Plus Markets to Shut Doors
London-based Plus Markets Group has announced that its formal sales process (FSP) has been terminated with immediate effect. The company will wind down its exchange operations over the next six months as a direct result.
Plus Markets comprises the cash equities recognized investment exchange (RIE) Plus SX, a derivatives exchange, Plus DX, and its turnkey 'exchange-in-a-box' technology product, Plus TS. The company announced that it would be receiving offers to safeguard its financial future on 3 February 2012, and indicated in April that it was in discussions with interested parties.
Today's regulatory announcement, however, states that discussions were not leading to satisfactory offers in a desired timeframe, leading to the decision to terminate the FSP and commence proceedings for retiring the platform. Discussions are ongoing with the UK Financial Services Authority (FSA) to this effect.
"The Board regrets to inform shareholders that, due to the ongoing operating costs of its business in the context of its regulatory status, the Company's cash balance has reached a level at which the Board has informed the FSA that it intends to commence a process of orderly closure. In consultation with the FSA, the regulated activities undertaken by the Group, which include the operation of the RIE, will be wound down over a period of up to six months in order to minimize market disruption," the group said.
Plus Markets declined to comment directly when contacted, stating that they were unable to add to the regulatory announcement posted on their investor relations website.
Existing companies on Plus are likely to face a dilemma; do they go to Aim, and not all will be able to, do they delist completely, or do they go to one of the matched bargain markets like Sharemark?
Operational Expenditure
However, a person with knowledge of the process, speaking on background, confirmed that operational costs were in fact the prime factor. Plus Market's balance sheet, when last published in mid-2011, stood at around £4.6 million (approximately $7.4 million). The source said that had been eaten into over time, and although the company wasn't bankrupt, the decision was taken that continuation would be untenable.

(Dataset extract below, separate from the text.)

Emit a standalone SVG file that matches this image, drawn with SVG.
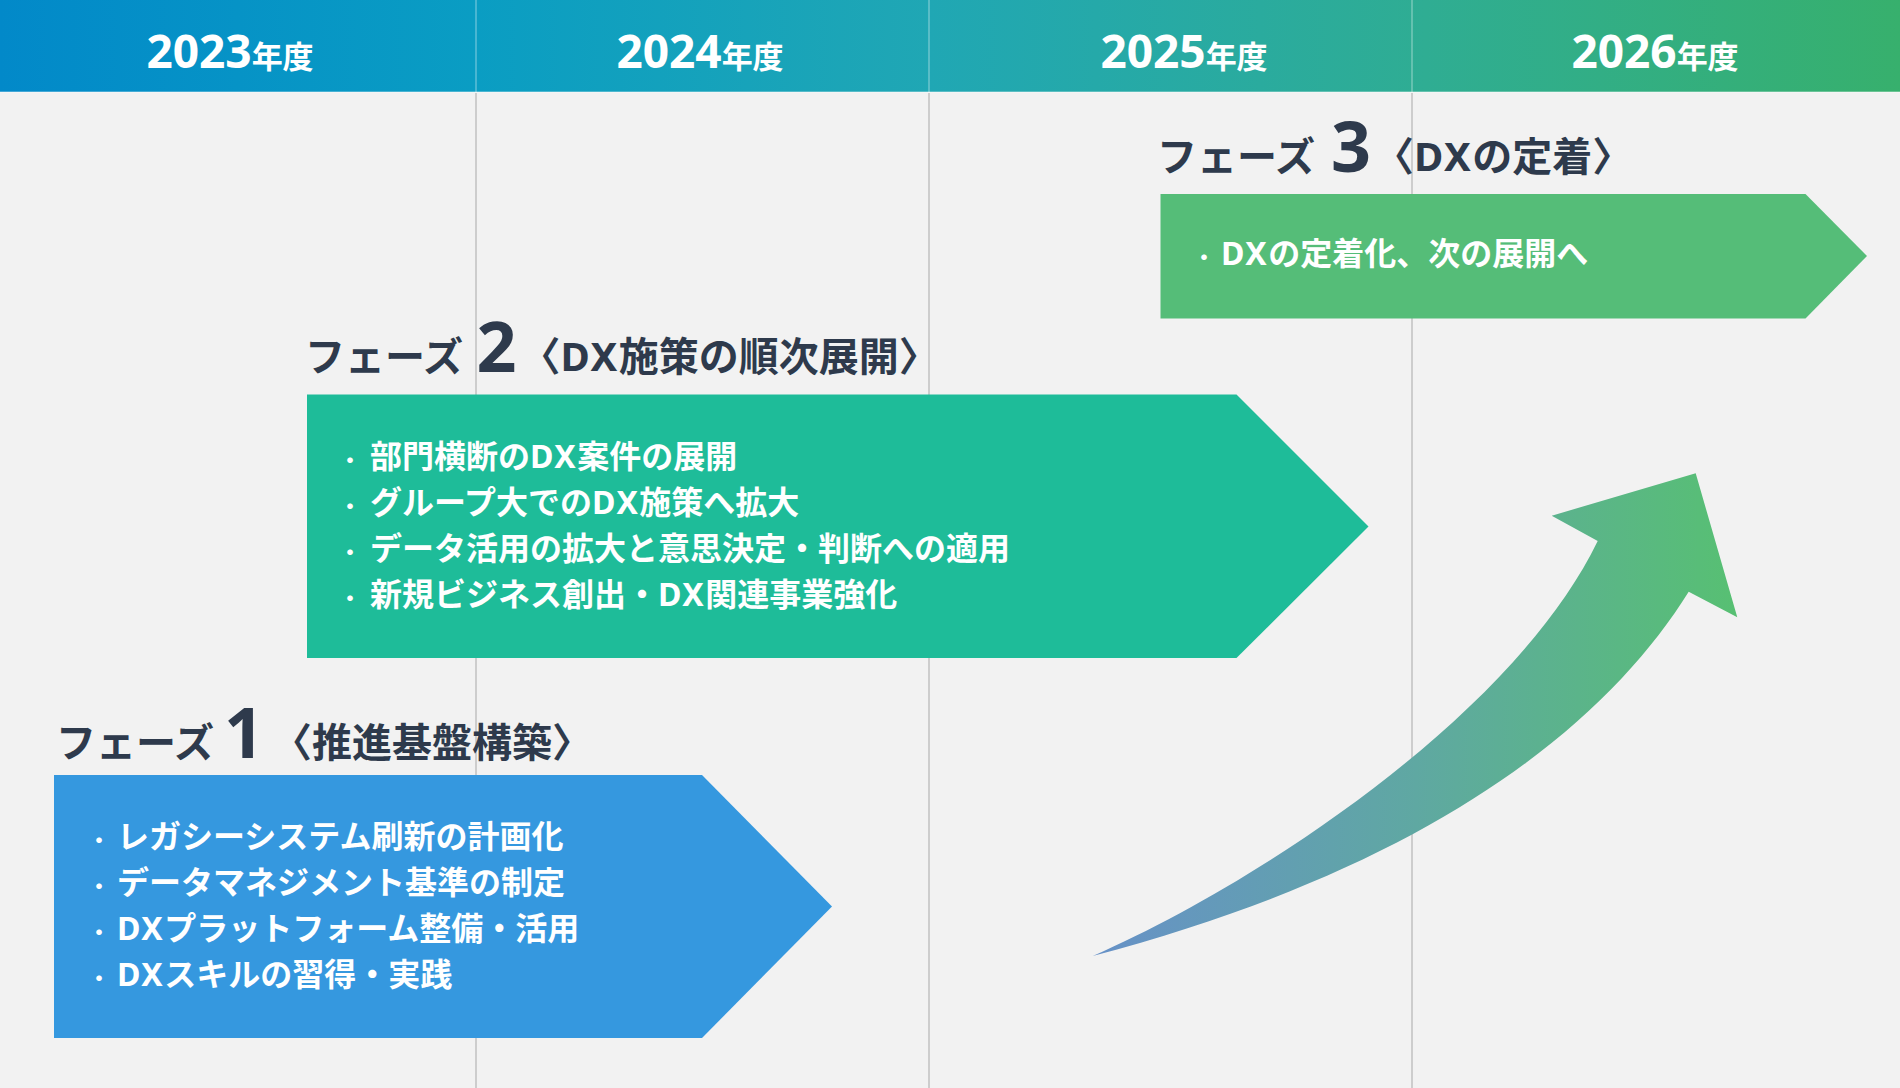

The situation is unlikely to have been helped by proposals from the FSA regarding minimum levels of cash held by exchanges. The regulator has stated that exchanges and clearing houses should maintain liquid financial assets equivalent to six months' operational costs, with the same in net capital. Plus Markets Group was one of ten institutions identified by the FSA as being subject to the proposal's requirements.

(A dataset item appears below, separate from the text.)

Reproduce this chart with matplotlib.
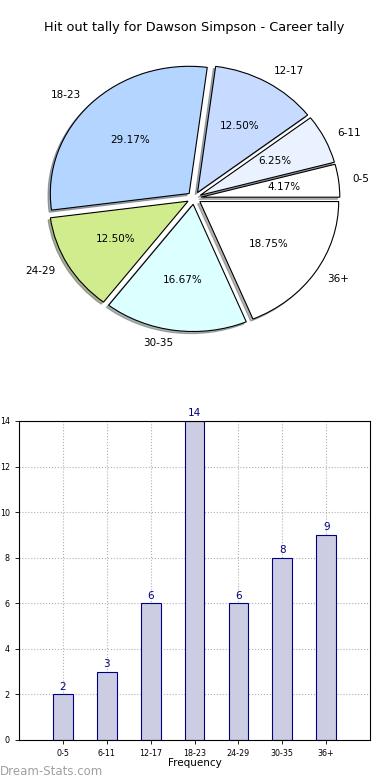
import numpy as np
import matplotlib
matplotlib.use('Agg')
import matplotlib.pyplot as plt

# Hit out tally data
categories = ['0-5', '6-11', '12-17', '18-23', '24-29', '30-35', '36+']
counts = [2, 3, 6, 14, 6, 8, 9]
pie_colors = ['#ffffff', '#eaf2ff', '#c6dbff', '#b4d5ff', '#d0ec8c', '#dcffff', '#ffffff']

fig = plt.figure(figsize=(3.9, 7.8), dpi=100)

# Pie chart (old-style, not equal aspect)
ax1 = fig.add_axes([0.0526, 0.5423, 0.89, 0.4077])
wedges, texts, autotexts = ax1.pie(counts, labels=categories, colors=pie_colors,
                                   explode=[0.05] * len(counts), autopct='%.2f%%',
                                   shadow={'ox': -0.012, 'oy': -0.012, 'shade': 0.6},
                                   startangle=0,
                                   wedgeprops={'edgecolor': 'black', 'linewidth': 0.8},
                                   textprops={'fontsize': 7.5})
ax1.set_aspect('auto')
ax1.set_xlim(-1.25, 1.25)
ax1.set_ylim(-1.25, 1.25)
ax1.set_title('Hit out tally for Dawson Simpson - Career tally', fontsize=9.3, pad=6)

# Bar chart
ax2 = fig.add_axes([0.0487, 0.0513, 0.9003, 0.409])
x = np.arange(len(categories))
bars = ax2.bar(x, counts, width=0.45, color='#ccccE2', edgecolor='#000080', linewidth=0.8, zorder=2)
for xi, c in zip(x, counts):
    ax2.text(xi, c + 0.12, str(c), ha='center', va='bottom', color='#000080', fontsize=7.5)
ax2.set_xlim(-1, 7)
ax2.set_ylim(0, 14)
ax2.set_xticks(x)
ax2.set_xticklabels(categories)
ax2.set_yticks(np.arange(0, 15, 2))
ax2.tick_params(labelsize=5.8, length=3, width=0.6)
ax2.grid(True, linestyle=':', color='#b0b0b0', linewidth=0.8, zorder=0)
ax2.set_xlabel('Frequency', fontsize=7.5, labelpad=0)
ax2.set_ylabel('Hit Outs', fontsize=7.5, labelpad=3)
for s in ax2.spines.values():
    s.set_linewidth(0.8)

fig.text(0.0, 0.003, 'Dream-Stats.com', fontsize=8.5, color='#a0a0a0',
         ha='left', va='bottom')

fig.savefig('out.png', dpi=100)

Despite the FSP being terminated, the source added, there is a chance that there may yet be a private sale, as Plus Markets is still in discussions with several parties. The announcement, they said, could prompt a faster negotiation process. This move is also related entirely to Plus SX, with Plus DX and Plus TS being separate, although any dissolution of the company would infer the sale of these assets.
Next Steps
Plus Markets will be working with the companies listed on Plus SX to find a new venue to sell their shares. As the market is for small, growing companies, it is likely the London Stock Exchange's (LSE) Aim platform will be a natural fit. Not all, however, believe that Aim will be an easy transition.
"The demise of Plus is going to make it even more difficult for smaller companies to raise capital at a time when bank lending is tight," says Chris Searle, corporate finance partner at accountancy firm BDO. "And existing companies on Plus are likely to face a dilemma; do they go to Aim, and not all will be able to, do they delist completely, or do they go to one of the matched bargain markets like Sharemark? All in all, it's a sad day for the public equity markets in the UK."